The year’s other major Oscar contender, “12 Years a Slave,” won three awards out of nine nominations. Based closely on the 1853 memoirs of Solomon Northup (British-born actor Chiwetel Ejiofor) — a free black pressed into slavery — the film is impeccably crafted and intentionally tough to watch, and it sparked a new national conversation about the legacy of America’s “peculiar institution.”
The Oscar for best animated feature went to “Frozen,” the box-office hit about sisterly rivalry; the film also won best original song, for the soaring “Let It Go.” The awards represent a resurgence for Walt Disney Animation Studios after years of laboring in the shadow of corporate stable mate Pixar. That company has won seven best animated feature Oscars since the category debuted in 2000; this year, it didn’t even have a nomination. “Mr.
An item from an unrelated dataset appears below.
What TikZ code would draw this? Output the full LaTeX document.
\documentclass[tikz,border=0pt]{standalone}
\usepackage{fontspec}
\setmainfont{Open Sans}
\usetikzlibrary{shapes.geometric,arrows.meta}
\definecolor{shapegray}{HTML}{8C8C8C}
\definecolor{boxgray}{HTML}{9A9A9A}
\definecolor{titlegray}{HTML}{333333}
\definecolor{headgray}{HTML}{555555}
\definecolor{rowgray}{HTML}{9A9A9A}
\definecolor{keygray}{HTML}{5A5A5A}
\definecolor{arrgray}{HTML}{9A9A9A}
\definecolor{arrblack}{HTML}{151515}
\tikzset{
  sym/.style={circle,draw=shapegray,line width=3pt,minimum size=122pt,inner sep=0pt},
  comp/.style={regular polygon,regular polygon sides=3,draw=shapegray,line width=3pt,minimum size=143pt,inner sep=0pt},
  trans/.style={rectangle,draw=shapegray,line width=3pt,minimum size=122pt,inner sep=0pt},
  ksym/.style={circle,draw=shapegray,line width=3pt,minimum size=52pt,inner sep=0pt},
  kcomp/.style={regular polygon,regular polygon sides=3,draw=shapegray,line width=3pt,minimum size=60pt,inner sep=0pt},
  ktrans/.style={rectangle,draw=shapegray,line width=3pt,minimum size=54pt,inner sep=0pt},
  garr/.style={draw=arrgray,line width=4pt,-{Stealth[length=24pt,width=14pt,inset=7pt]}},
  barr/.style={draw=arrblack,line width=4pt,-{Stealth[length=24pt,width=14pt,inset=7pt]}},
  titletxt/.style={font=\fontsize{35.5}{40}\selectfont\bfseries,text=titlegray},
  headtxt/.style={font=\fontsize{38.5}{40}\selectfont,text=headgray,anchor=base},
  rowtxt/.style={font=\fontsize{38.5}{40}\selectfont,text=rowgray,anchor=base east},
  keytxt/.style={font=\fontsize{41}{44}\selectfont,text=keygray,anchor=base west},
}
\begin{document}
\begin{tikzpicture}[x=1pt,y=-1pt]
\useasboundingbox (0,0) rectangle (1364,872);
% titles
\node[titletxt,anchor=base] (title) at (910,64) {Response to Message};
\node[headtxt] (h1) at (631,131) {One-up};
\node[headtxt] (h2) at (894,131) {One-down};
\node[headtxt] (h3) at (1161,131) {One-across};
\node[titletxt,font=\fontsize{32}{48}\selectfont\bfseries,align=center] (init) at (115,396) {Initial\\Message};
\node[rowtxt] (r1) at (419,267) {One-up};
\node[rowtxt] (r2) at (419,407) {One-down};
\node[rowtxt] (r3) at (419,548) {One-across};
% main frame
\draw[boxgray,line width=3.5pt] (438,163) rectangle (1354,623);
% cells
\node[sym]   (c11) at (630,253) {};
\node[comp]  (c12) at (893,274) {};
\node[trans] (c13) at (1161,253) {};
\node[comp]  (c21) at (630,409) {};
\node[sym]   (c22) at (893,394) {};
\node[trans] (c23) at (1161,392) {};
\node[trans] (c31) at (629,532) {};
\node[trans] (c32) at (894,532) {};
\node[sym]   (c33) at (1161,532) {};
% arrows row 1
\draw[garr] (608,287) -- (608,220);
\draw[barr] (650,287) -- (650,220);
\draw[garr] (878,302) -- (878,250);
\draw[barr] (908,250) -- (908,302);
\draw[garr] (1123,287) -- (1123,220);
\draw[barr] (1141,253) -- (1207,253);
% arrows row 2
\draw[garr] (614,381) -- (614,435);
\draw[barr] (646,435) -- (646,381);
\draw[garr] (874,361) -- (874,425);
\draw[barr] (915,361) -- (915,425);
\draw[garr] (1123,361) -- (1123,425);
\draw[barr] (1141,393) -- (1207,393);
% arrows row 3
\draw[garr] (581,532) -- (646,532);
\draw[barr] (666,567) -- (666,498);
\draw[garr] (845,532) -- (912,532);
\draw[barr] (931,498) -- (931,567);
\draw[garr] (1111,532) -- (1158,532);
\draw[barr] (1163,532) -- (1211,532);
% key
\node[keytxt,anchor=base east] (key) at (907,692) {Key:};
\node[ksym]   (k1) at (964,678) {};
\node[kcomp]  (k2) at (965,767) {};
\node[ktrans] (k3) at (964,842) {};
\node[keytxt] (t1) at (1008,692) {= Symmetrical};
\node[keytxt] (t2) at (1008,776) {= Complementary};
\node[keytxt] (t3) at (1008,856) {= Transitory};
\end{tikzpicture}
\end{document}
Hublot,” a sprightly CGI fantasy about a mechanical man and his robot dog, won best animated short.
In a very competitive field, “20 Feet From Stardom” won best documentary feature. The feel-good film about the great back-up singers of pop music history was an audience favorite, if not of pundits who hoped for a win for “The Act of Killing,” about Indonesian mass killings; Darlene Love, one of the featured singers in “20 Feet From Stardom,” was brought up by director Morgan Neville, and belted out her thanks with gospel-styled joy.
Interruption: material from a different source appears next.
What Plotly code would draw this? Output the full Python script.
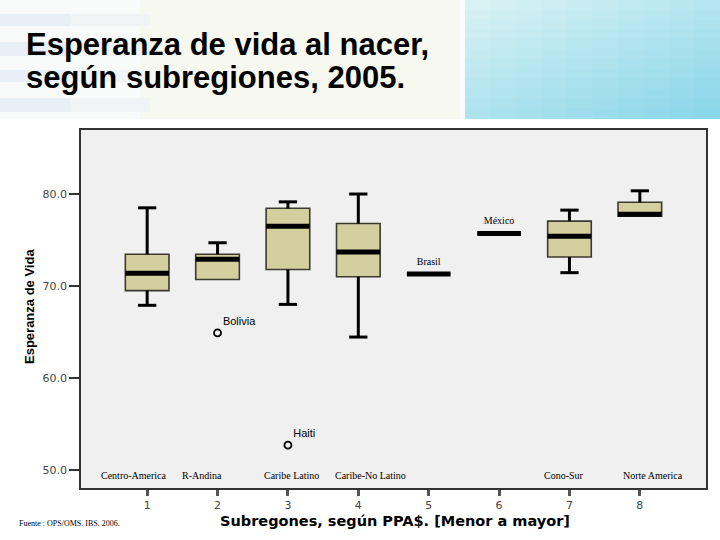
import plotly.graph_objects as go

# ---------------- data ----------------
positions = [1, 2, 3, 4, 5, 6, 7, 8]
subregions = ["Centro-America", "R-Andina", "Caribe Latino", "Caribe-No Latino",
              "Brasil", "México", "Cono-Sur", "Norte America"]
q1 = [69.5, 70.7, 71.8, 71.0, 71.3, 75.7, 73.15, 77.6]
median = [71.4, 72.9, 76.5, 73.7, 71.3, 75.7, 75.4, 77.8]
q3 = [73.45, 73.45, 78.45, 76.8, 71.3, 75.7, 77.05, 79.1]
lower_whisker = [67.9, 70.7, 68.0, 64.45, 71.3, 75.7, 71.45, 77.6]
upper_whisker = [78.5, 74.7, 79.15, 80.0, 71.3, 75.7, 78.25, 80.35]

outlier_x = [2, 3]
outlier_y = [64.9, 52.7]
outlier_names = ["Bolivia", "Haiti"]

single_x = [5, 6]
single_y = [71.3, 75.7]
single_names = ["Brasil", "México"]

bottom_labels = ["Centro-America", "R-Andina", "Caribe Latino", "Caribe-No Latino",
                 "Cono-Sur", "Norte America"]
yticks = [50, 60, 70, 80]

# ---------------- styling / layout ----------------
BOX_W = 0.62
CAP_HALF = 0.13
box_fill = "#d4cf9e"

fig = go.Figure()

# whiskers (vertical + caps) computed from data
wx, wy = [], []
for p, lo, a, b, hi in zip(positions, lower_whisker, q1, q3, upper_whisker):
    if hi > b:
        wx += [p, p, None, p - CAP_HALF, p + CAP_HALF, None]
        wy += [b, hi, None, hi, hi, None]
    if lo < a:
        wx += [p, p, None, p - CAP_HALF, p + CAP_HALF, None]
        wy += [a, lo, None, lo, lo, None]
fig.add_trace(go.Scatter(x=wx, y=wy, mode="lines",
                         line=dict(color="black", width=3),
                         hoverinfo="skip", showlegend=False))

# boxes
fig.add_trace(go.Box(x=positions, q1=q1, median=median, q3=q3,
                     lowerfence=q1, upperfence=q3,
                     width=BOX_W, whiskerwidth=0,
                     fillcolor=box_fill,
                     line=dict(color="#3a3a30", width=1.6),
                     boxpoints=False, showlegend=False))

# medians (thick)
mx, my = [], []
for p, m in zip(positions, median):
    mx += [p - BOX_W / 2, p + BOX_W / 2, None]
    my += [m, m, None]
fig.add_trace(go.Scatter(x=mx, y=my, mode="lines",
                         line=dict(color="black", width=5),
                         hoverinfo="skip", showlegend=False))

# outliers
fig.add_trace(go.Scatter(x=outlier_x, y=outlier_y, mode="markers+text",
                         text=outlier_names, textposition="top right",
                         textfont=dict(family="Liberation Sans", size=11, color="black"),
                         marker=dict(symbol="circle-open", size=7, color="black",
                                     line=dict(color="black", width=1.8)),
                         showlegend=False))

# single-value labels (transparent marker used only to lift the label)
fig.add_trace(go.Scatter(x=single_x, y=single_y, mode="markers+text",
                         text=single_names, textposition="top center",
                         marker=dict(size=9, color="rgba(0,0,0,0)"),
                         textfont=dict(family="Liberation Serif", size=10, color="black"),
                         hoverinfo="skip", showlegend=False))

# plot geometry (pixels)
L, R, T, B = 81, 706, 130, 488
W, H = 720, 540
pw, ph = R - L, B - T


def px(xp):
    return (xp - L) / pw


def py(yp):
    return (B - yp) / ph


shapes = []
# header: left pale area
shapes.append(dict(type="rect", xref="paper", yref="paper", layer="below",
                   x0=px(0), x1=px(465), y0=py(119), y1=py(0),
                   fillcolor="#f8fbf9", line=dict(width=0)))
shapes.append(dict(type="rect", xref="paper", yref="paper", layer="below",
                   x0=px(140), x1=px(460), y0=py(119), y1=py(0),
                   fillcolor="#f6f8ec", opacity=0.7, line=dict(width=0)))
for y0s, y1s in [(14, 26), (42, 56), (70, 82), (98, 112)]:
    shapes.append(dict(type="rect", xref="paper", yref="paper", layer="below",
                       x0=px(0), x1=px(70), y0=py(y1s), y1=py(y0s),
                       fillcolor="#e8eff5", line=dict(width=0)))
    shapes.append(dict(type="rect", xref="paper", yref="paper", layer="below",
                       x0=px(70), x1=px(150), y0=py(y1s), y1=py(y0s),
                       fillcolor="#f0f4f5", line=dict(width=0)))
# header: right cyan gradient (grid of cells)
NX, NY = 10, 12
c_tl = (0xd8, 0xf2, 0xf4)
c_br = (0x8c, 0xd7, 0xea)
for i in range(NX):
    for j in range(NY):
        t = 0.45 * (i / (NX - 1)) + 0.55 * (j / (NY - 1))
        col = tuple(int(c_tl[k] + (c_br[k] - c_tl[k]) * t) for k in range(3))
        xa = 465 + (720 - 465) * i / NX
        xb = 465 + (720 - 465) * (i + 1) / NX
        ya = 119 * j / NY
        yb = 119 * (j + 1) / NY
        shapes.append(dict(type="rect", xref="paper", yref="paper", layer="below",
                           x0=px(xa), x1=px(xb) + 0.002, y0=py(yb), y1=py(ya) + 0.002,
                           fillcolor="rgb(%d,%d,%d)" % col, line=dict(width=0)))

annotations = []
# title
annotations.append(dict(text="<b>Esperanza de vida al nacer,</b>", xref="paper", yref="paper",
                        x=px(24), y=py(44), xanchor="left", yanchor="middle",
                        showarrow=False,
                        font=dict(family="Liberation Sans", size=31, color="black")))
annotations.append(dict(text="<b>según subregiones, 2005.</b>", xref="paper", yref="paper",
                        x=px(24), y=py(77), xanchor="left", yanchor="middle",
                        showarrow=False,
                        font=dict(family="Liberation Sans", size=31, color="black")))
# axis titles
annotations.append(dict(text="<b>Esperanza de Vida</b>", xref="paper", yref="paper",
                        x=px(29), y=py(307), textangle=-90, showarrow=False,
                        xanchor="center", yanchor="middle",
                        font=dict(family="Liberation Sans", size=13, color="black")))
annotations.append(dict(text="<b>Subregones, según PPA$. [Menor a mayor]</b>",
                        xref="paper", yref="paper",
                        x=px(395), y=py(521), showarrow=False,
                        xanchor="center", yanchor="middle",
                        font=dict(family="DejaVu Sans", size=14.5, color="black")))
# footer
annotations.append(dict(text="Fuente : OPS/OMS. IBS, 2006.", xref="paper", yref="paper",
                        x=px(17), y=py(523), showarrow=False,
                        xanchor="left", yanchor="middle",
                        font=dict(family="Liberation Serif", size=8, color="black")))
# category labels inside plot bottom
label_x = [0.82, 1.78, 3.05, 4.18, 6.92, 8.19]
for lab, lx in zip(bottom_labels, label_x):
    annotations.append(dict(text=lab, x=lx, y=49.35, xref="x", yref="y",
                            showarrow=False, xanchor="center", yanchor="middle",
                            font=dict(family="Liberation Serif", size=10, color="black")))

fig.update_layout(
    width=W, height=H,
    margin=dict(l=L, r=W - R, t=T, b=H - B, pad=0),
    paper_bgcolor="white",
    plot_bgcolor="#f0f0f0",
    shapes=shapes,
    annotations=annotations,
    showlegend=False,
    xaxis=dict(range=[0.06, 8.94], tickmode="array", tickvals=positions,
               ticktext=[str(p) for p in positions],
               ticks="outside", ticklen=6, tickwidth=2.5, tickcolor="#555",
               showgrid=False, zeroline=False,
               showline=True, mirror=True, linecolor="#333", linewidth=1.5,
               tickfont=dict(family="DejaVu Sans", size=11, color="#444")),
    yaxis=dict(range=[48.04, 86.96], tickmode="array", tickvals=yticks,
               ticktext=["%.1f" % v for v in yticks],
               ticks="outside", ticklen=10, tickwidth=1.5, tickcolor="#333",
               showgrid=False, zeroline=False,
               showline=True, mirror=True, linecolor="#333", linewidth=1.5,
               tickfont=dict(family="DejaVu Sans", size=11, color="#444")),
)

fig.write_html("out.html", config={"displayModeBar": False},
               post_script="document.body.style.margin='0px';document.body.style.padding='0px';")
The Oscar for documentary short went to “The Lady in Number 6: Music Saved My Life,” about Alice Herz-Sommer, a 110-year-old Holocaust survivor. Herz-Sommer passed away last week, and director Malcolm Clarke dedicated the win to her memory. Denmark’s “Helium,” a sentimental story of a dying boy soothed by fantasy, won best live-action short.
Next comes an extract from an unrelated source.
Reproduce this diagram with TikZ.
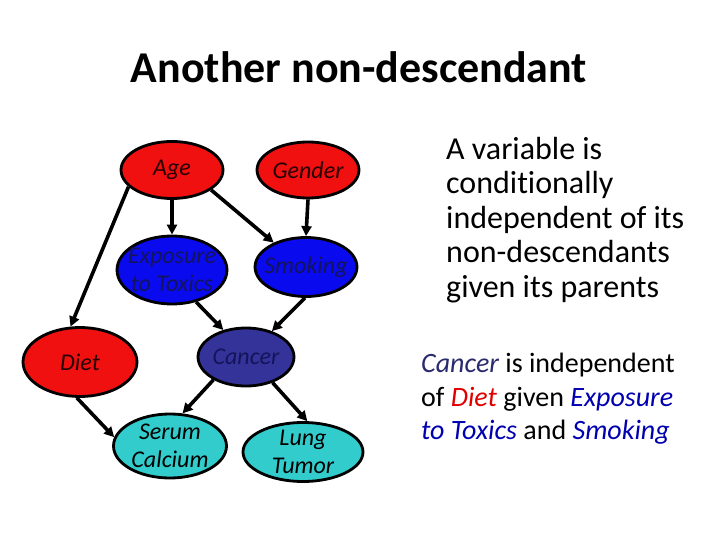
\documentclass[tikz,border=0pt]{standalone}
\usepackage{fontspec}
\setmainfont[Ligatures=NoCommon]{Carlito}
\usetikzlibrary{shapes.geometric,arrows.meta}
\definecolor{nred}{HTML}{F01010}
\definecolor{nblue}{HTML}{0A0AEE}
\definecolor{ncancer}{HTML}{333399}
\definecolor{nteal}{HTML}{33CCCC}
\definecolor{tblue}{HTML}{0000B0}
\definecolor{tnavy}{HTML}{2A2A6E}
\definecolor{tred}{HTML}{E00000}
\definecolor{ondark}{HTML}{14145A}
\begin{document}
\begin{tikzpicture}[x=1pt,y=-1pt,
  vnode/.style={ellipse,draw=black,line width=2.8pt,inner sep=0pt},
  vtext/.style={align=center,font=\fontsize{24}{28}\selectfont\itshape,inner sep=0pt},
  edge/.style={line width=3.6pt,-{Triangle[length=10pt,width=10pt]}}]
\useasboundingbox (0,0) rectangle (720,540);
\node[font=\fontsize{44}{50}\selectfont\bfseries] (title) at (359,67) {Another non-descendant};
\node[vnode,fill=nred,minimum width=102pt,minimum height=57pt,label={[vtext,text=black!85!red]center:Age}] (age) at (172,170) {};
\node[vnode,fill=nred,minimum width=102pt,minimum height=56pt,label={[vtext,text=black!85!red]center:Gender}] (gender) at (308,170) {};
\node[vnode,fill=nblue,minimum width=110pt,minimum height=68pt,label={[vtext,text=ondark]center:Exposure\\to Toxics}] (expo) at (172,270) {};
\node[vnode,fill=nblue,minimum width=102pt,minimum height=59pt,label={[vtext,text=ondark]center:Smoking}] (smok) at (306,267) {};
\node[vnode,fill=nred,minimum width=114pt,minimum height=69pt,label={[vtext,text=black!85!red]center:Diet}] (diet) at (80,362) {};
\node[vnode,fill=ncancer,minimum width=96pt,minimum height=58pt,label={[vtext,text=ondark]center:Cancer}] (cancer) at (246,357) {};
\node[vnode,fill=nteal,minimum width=113pt,minimum height=64pt,label={[vtext,text=black]center:Serum\\Calcium}] (serum) at (170,446) {};
\node[vnode,fill=nteal,minimum width=120pt,minimum height=59pt,label={[vtext,text=black]center:Lung\\Tumor}] (lung) at (303,452) {};
\draw[edge] (age.south) -- (expo.north);
\draw[edge] (age.333) -- (smok.143);
\draw[edge] (age.201) -- (diet.105);
\draw[edge] (gender.south) -- (smok.north);
\draw[edge] (expo.307) -- (cancer.130);
\draw[edge] (smok.268) -- (cancer.45);
\draw[edge] (diet.265) -- (serum.171);
\draw[edge] (cancer.215) -- (serum.69);
\draw[edge] (cancer.316) -- (lung.82);
\node[anchor=north west,align=left,inner sep=0pt,font=\fontsize{32}{34.5}\selectfont] (rule) at (446,137) {A variable is\\conditionally\\independent of its\\non-descendants\\given its parents};
\node[anchor=north west,align=left,inner sep=0pt,font=\fontsize{28}{33.5}\selectfont] (ex) at (421,353) {\textcolor{tnavy}{\itshape Cancer} is independent\\of \textcolor{tred}{\itshape Diet} given \textcolor{tblue}{\itshape Exposure}\\\textcolor{tblue}{\itshape to Toxics} and \textcolor{tblue}{\itshape Smoking}};
\end{tikzpicture}
\end{document}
Catherine Martin won best costume design and, along with set designer Beverley Dunn, best production design for “The Great Gatsby,” marking the third and fourth time Martin has won an Oscar working on a film by her husband, director Baz Luhrmann. In addition to its acting wins, “Dallas Buyers Club” won best makeup and hairstyling, a foregone conclusion in a category whose other nominees were the critically maligned “Lone Ranger” and “Jackass Presents: Bad Grandpa.”
“The Great Beauty” won the Academy Award for best foreign language film; the Felliniesque Italian film, exquisitely directed by Paolo Sorrentino, clearly struck a chord with Academy members, who cheered when its title was announced.
The ceremonies also seemed to mark an end to the fiddling in recent years with the Oscar night formula. The host, comedian and talk-show host Ellen DeGeneres, seemed chosen as a likable low-key presence after the divisive performances of “Family Guy” creator Seth MacFarlane last year and James Franco and Anne Hathaway in 2011.
The movie year’s breadth of intent was reflected as well in the six other nominees for best picture. “Captain Phillips,” “Dallas Buyers Club,” and “Philomena” were sharply acted dramas based on true stories; “Nebraska” was a wryly moving black-and-white drama about coming to terms with the past; and “Her” peered into the near future to mull over our relationships with technology. Finally, there was “The Wolf of Wall Street,” Martin Scorsese’s grandly self-indulgent ode to Wall Street self-indulgence. This year, though, wretched excess did not seem to be on Oscar’s mind.